Offenbach Post (8. April 2004)

Feine Stimm-Perlen

Ellen Klinghammer-Trio im Frankfurter Jazzclub

Die Stimme von Ellen Klinghammer wirkt zart und fein, fast zerbrechlich. Die Texte, englischsprachig, meist zu verschiedenen Problemsituationen aus Sehnsucht und Liebe, rutschen nicht ins Plakative ab, obwohl sie sich lyrischer Assoziationen und Bilder bedienen, die Gefühle nur auf Umwegen beschreiben. Das Klavierspiel arbeitet eng am Gesang, transportiert Worte und Bilder und erschöpft sich – obwohl er nichts fundamental neues bietet – nie in Klischees.

Am interessantesten aber, und faszinierend vom ersten Ton an, ist die filigrane Phrasierung in einer Art, die an Melanie oder Joni Mitchell erinnert – lediglich in der Diktion, nie in der Stimme, die mal in hohem Hauch verhallt, mal Ansätze zum Ausbruch unternimmt, um sich schnell wieder zurückzunehmen, so als wolle sie ihre Gefühlstiefe nicht mit dem Publikum teilen.

Und das Publikum im sehr gut besuchten Jazzkeller weiß das aufmerksam zu würdigen, dieses Spiel mit Intimität und Distanz, das nie in Koketterie kippt.
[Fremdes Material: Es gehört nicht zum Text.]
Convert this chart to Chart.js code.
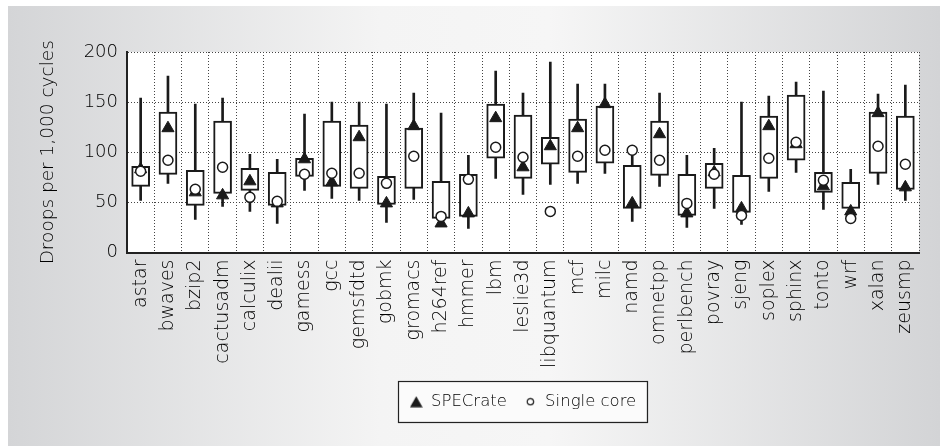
<!DOCTYPE html>
<html>
<head>
<meta charset="utf-8">
<title>Droops per 1,000 cycles</title>
<script src="https://cdn.jsdelivr.net/npm/chart.js@4.4.1/dist/chart.umd.min.js"></script>
<style>
  html, body { margin: 0; padding: 0; background: #fff; }
  #wrap { width: 940px; height: 446px; }
</style>
</head>
<body>
<div id="wrap"><canvas id="droopChart" width="940" height="446"></canvas></div>
<script>
// benchmarks (x axis)
const benchmarks = ['astar', 'bwaves', 'bzip2', 'cactusadm', 'calculix', 'dealii', 'gamess', 'gcc',
    'gemsfdtd', 'gobmk', 'gromacs', 'h264ref', 'hmmer', 'lbm', 'leslie3d', 'libquantum', 'mcf',
    'milc', 'namd', 'omnetpp', 'perlbench', 'povray', 'sjeng', 'soplex', 'sphinx', 'tonto', 'wrf',
    'xalan', 'zeusmp'];

// whiskers (min / max)
const whiskerMin = [52, 69, 33, 46, 41, 29, 62, 54, 52, 30, 53, 27, 24, 74, 58, 68, 69,
    79, 31, 66, 25, 44, 28, 61, 80, 43, 33, 68, 52];
const whiskerMax = [154, 176, 148, 154, 98, 93, 138, 150, 150, 148, 159, 139, 97, 181, 159, 190, 168,
    168, 100, 159, 97, 104, 150, 156, 170, 161, 83, 158, 167];

// boxes (low / high)
const boxMin = [66, 78, 47, 59, 62, 47, 76, 66, 64, 48, 64, 34, 36, 94, 74, 88, 80,
    89, 44, 77, 37, 64, 40, 74, 92, 60, 44, 79, 63];
const boxMax = [86, 140, 82, 131, 84, 80, 94, 131, 127, 76, 124, 71, 78, 148, 137, 115, 133,
    146, 87, 131, 78, 89, 77, 136, 157, 80, 70, 140, 136];

// markers
const specRate = [83, 124, 60, 57, 71, 49, 93, 70, 115, 49, 126, 29, 39, 134, 85, 106, 124,
    148, 49, 118, 39, 80, 44, 126, 108, 66, 41, 139, 65];
const singleCore = [81, 92, 63, 85, 55, 51, 78, 79, 79, 69, 96, 36, 73, 105, 95, 41, 96,
    102, 102, 92, 49, 78, 37, 94, 110, 72, 34, 106, 88];

const yMin = 0;
const yMax = 200;
const yStep = 50;

const FONT = "'DejaVu Sans', 'Liberation Sans', sans-serif";
const WEIGHT = 300;
const INK = '#1a1a1a';
const TEXT = '#000';

Chart.defaults.font.family = FONT;
Chart.defaults.font.weight = WEIGHT;
Chart.defaults.color = TEXT;

// small marker images for the legend
function legendTriangle() {
    const c = document.createElement('canvas');
    c.width = 13; c.height = 12;
    const g = c.getContext('2d');
    g.fillStyle = INK;
    g.beginPath();
    g.moveTo(6.5, 0.5);
    g.lineTo(12.8, 11.5);
    g.lineTo(0.2, 11.5);
    g.closePath();
    g.fill();
    return c;
}
function legendCircle() {
    const c = document.createElement('canvas');
    c.width = 9; c.height = 9;
    const g = c.getContext('2d');
    g.strokeStyle = INK;
    g.lineWidth = 1.2;
    g.fillStyle = '#fff';
    g.beginPath();
    g.arc(4.5, 4.5, 3.2, 0, Math.PI * 2);
    g.fill();
    g.stroke();
    return c;
}

// grey panel behind everything, white plot area
const panelBackground = {
    id: 'panelBackground',
    beforeDraw(chart) {
        const { ctx, width, height, chartArea } = chart;
        ctx.save();
        ctx.fillStyle = '#fff';
        ctx.fillRect(0, 0, width, height);
        const grad = ctx.createLinearGradient(8, 0, width, 0);
        grad.addColorStop(0, '#d4d5d7');
        grad.addColorStop(0.4, '#f4f4f4');
        grad.addColorStop(0.58, '#f6f6f6');
        grad.addColorStop(1, '#d3d4d6');
        ctx.fillStyle = grad;
        ctx.fillRect(8, 6, width - 8, height - 6);
        ctx.fillStyle = '#fff';
        ctx.fillRect(chartArea.left, chartArea.top, chartArea.right - chartArea.left, chartArea.bottom - chartArea.top);
        ctx.restore();
    }
};

// frame around the legend
const legendFrame = {
    id: 'legendFrame',
    beforeDraw(chart) {
        this.paint(chart, true);
    },
    afterDraw(chart) {
        this.paint(chart, false);
    },
    paint(chart, fill) {
        const boxes = chart.legend && chart.legend.legendHitBoxes;
        if (!boxes || !boxes.length) return;
        const left = Math.min(...boxes.map(b => b.left)) - 12;
        const right = Math.max(...boxes.map(b => b.left + b.width)) + 10;
        const top = Math.min(...boxes.map(b => b.top)) - 13;
        const bottom = Math.max(...boxes.map(b => b.top + b.height)) + 11;
        const ctx = chart.ctx;
        ctx.save();
        if (fill) {
            ctx.fillStyle = '#fbfbfb';
            ctx.fillRect(left, top, right - left, bottom - top);
        } else {
            ctx.strokeStyle = '#222';
            ctx.lineWidth = 1.2;
            ctx.strokeRect(Math.round(left) + 0.5, Math.round(top) + 0.5, Math.round(right - left), Math.round(bottom - top));
        }
        ctx.restore();
    }
};

const triImg = legendTriangle();
const circImg = legendCircle();

const ctx = document.getElementById('droopChart').getContext('2d');

const droopChart = new Chart(ctx, {
    data: {
        labels: benchmarks,
        datasets: [
            {
                type: 'line',
                label: 'Single core',
                data: singleCore,
                showLine: false,
                pointStyle: 'circle',
                pointRadius: 5,
                pointHoverRadius: 5,
                pointBackgroundColor: '#fff',
                pointBorderColor: INK,
                pointBorderWidth: 1.5,
                order: 0
            },
            {
                type: 'line',
                label: 'SPECrate',
                data: specRate,
                showLine: false,
                pointStyle: 'triangle',
                pointRadius: 7,
                pointHoverRadius: 7,
                pointBackgroundColor: INK,
                pointBorderColor: INK,
                pointBorderWidth: 1,
                order: 1
            },
            {
                type: 'bar',
                label: 'box',
                data: benchmarks.map((b, i) => [boxMin[i], boxMax[i]]),
                backgroundColor: '#fff',
                borderColor: INK,
                borderWidth: 2,
                borderSkipped: false,
                barThickness: 18,
                grouped: false,
                order: 2
            },
            {
                type: 'bar',
                label: 'range',
                data: benchmarks.map((b, i) => [whiskerMin[i], whiskerMax[i]]),
                backgroundColor: INK,
                borderWidth: 0,
                barThickness: 2,
                grouped: false,
                order: 3
            }
        ]
    },
    options: {
        responsive: false,
        devicePixelRatio: 1,
        animation: false,
        events: [],
        layout: {
            padding: { top: 52, left: 33, right: 21, bottom: 26 }
        },
        scales: {
            x: {
                type: 'category',
                offset: true,
                grid: {
                    offset: true,
                    color: '#444',
                    lineWidth: 1,
                    drawTicks: false
                },
                border: { display: true, color: '#222', width: 2, dash: [1, 2] },
                ticks: {
                    autoSkip: false,
                    minRotation: 90,
                    maxRotation: 90,
                    padding: 7,
                    color: TEXT,
                    font: { size: 19, family: FONT, weight: WEIGHT }
                },
                afterFit(scale) { scale.height = 124; }
            },
            y: {
                min: yMin,
                max: yMax,
                grid: {
                    color: '#444',
                    lineWidth: 1,
                    drawTicks: false
                },
                border: { display: true, color: '#222', width: 2, dash: [1, 2] },
                ticks: {
                    stepSize: yStep,
                    padding: 9,
                    color: TEXT,
                    font: { size: 18, family: FONT, weight: WEIGHT }
                },
                title: {
                    display: true,
                    text: 'Droops per 1,000 cycles',
                    color: TEXT,
                    font: { size: 18.5, family: FONT, weight: WEIGHT },
                    padding: { top: 4, bottom: 4 }
                },
                afterFit(scale) { scale.width = 127 - 33; }
            }
        },
        plugins: {
            tooltip: { enabled: false },
            legend: {
                display: true,
                position: 'bottom',
                fullSize: false,
                labels: {
                    usePointStyle: true,
                    boxWidth: 13,
                    boxHeight: 13,
                    padding: 17,
                    color: TEXT,
                    font: { size: 16.5, family: FONT, weight: WEIGHT },
                    generateLabels() {
                        return [
                            { text: 'SPECrate', pointStyle: triImg, fillStyle: INK, strokeStyle: INK, lineWidth: 0, hidden: false, datasetIndex: 1 },
                            { text: 'Single core', pointStyle: circImg, fillStyle: '#fff', strokeStyle: INK, lineWidth: 0, hidden: false, datasetIndex: 0 }
                        ];
                    }
                }
            }
        }
    },
    plugins: [panelBackground, legendFrame]
});
</script>
</body>
</html>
Christopher Herrmann wechselt am Cello zwischen Fingern und Bogen, grundiert hier bassartig, streicht da einen Gegenlauf und steuert dort gitarrenartige Akkordeinwürfe bei. Martin Standke bearbeitet sein Schlagzeug nicht, sondern tupft nur leicht an, streichelt die Felle mit den Stöcken und wird häufig zum gleichberechtigten Melodie-Instrument.

Mit dem Klavierspiel Klinghammers ergibt sich ein wohlstrukturierter Gesamtklang, der mal mit dem Gesang, mal gegen ihn arbeitet und häufig den Inhalt lautmalerisch ergänzt; wenn die Stimme eine Situation mit „in circles now“ beschreibt, findet das Klavier zu einer kreisförmigen Bewegung, die unendlich weitergehen könnte.

Vieles lebt vom Text, und der ist live nicht ganz zu verstehen – besonders nicht in seinen Feinheiten, die die erste Demo-CD zu Tage bringt (erhältlich unter www.ellen-klinghammer.de). Das Problem dieser begabten jungen Komponistin/Lyrikerin/Pianistin/Sängerin könnte sein, dass sie hier zu Lange über kleine Auftritte vor Insider-Publikum nicht hinauskommt. Gelänge ihr es, Ähnliches mit deutschen Texten zu transportieren, füllte sie eine klaffende Lücke im hiesigen Musikbetrieb: Die zwischen Kunstlied und Chanson, zwischen Jazz und Pop.